Early Reflections at the Six Month Mark
It would have been ideal to trial this framework on a brief outbreak, not an enduring pandemic. However, infectious diseases are unpredictable, and the phased approach is useful during an uncertain timeframe. Documenting the coronavirus response on campus is time-consuming. During the past six months, specific days or weeks required more time to watch the pandemic response than others did, but all weeks have some archival activity. It is crucial to receive administrative support for the time to archive a significant campus event. When justifying resource allocation in these conversations, emphasis on the collection capturing campus decision-making and actions is helpful in this case. Measuring external researcher interest is difficult at this early stage. However, the collection is beneficial for in-house research and is invaluable for documenting the campus’s response to this historic event.
Digital archiving service may be a laborsaving choice if the budget allows. Twarc is open-source and available with no fees but requires dedicated time from staff for tweet capture and archival work. One goal of digital capture efforts was to estimate storage space requirements for a future pandemic or outbreak collecting during phase one. Now, it is clear that the duration, and thus storage space and costs, will differ in each situation.
This framework will apply to future outbreaks or pandemics that arrive on campus. Frameworks, like any document, need review and update. Technology, staff allocation, and key players in infectious disease and public health will change.

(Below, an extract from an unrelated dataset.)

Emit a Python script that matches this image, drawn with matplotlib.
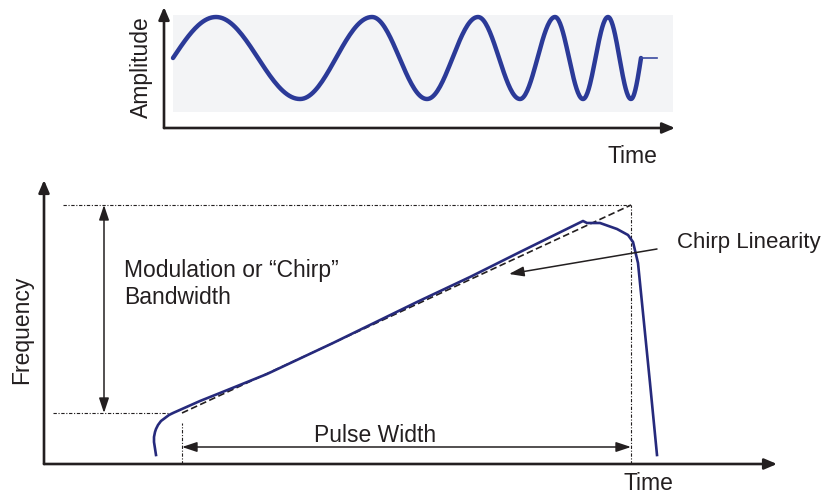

It may be worth revisiting and updating the framework annually, as part of standard policy or a disaster preparedness review.
Conclusion
The SCA department staff documented the infectious disease and public health strength unique to the medical university early in what became defining historical events on an international scale. Actively archiving the campus response to disease epidemics has built an archival scope strength around the topic and ensured material arrived in the archive when The COVID-19 disease outbreak occurred. The multiple phase collecting approach has provided for archiving from a respectful distance and guaranteed initial digital content and context. The framework has allowed staff to adjust collecting methods and tools during an extended event and provided the structure and administrative support for longer-term collecting, after time for healing and relationship building with prospective donors.
Footnotes
Declaration of Conflicting Interests
The author declared no potential conflicts of interest with respect to the research, authorship, and/or publication of this article.
Funding
The author received no financial support for the research, authorship, and/or publication of this article.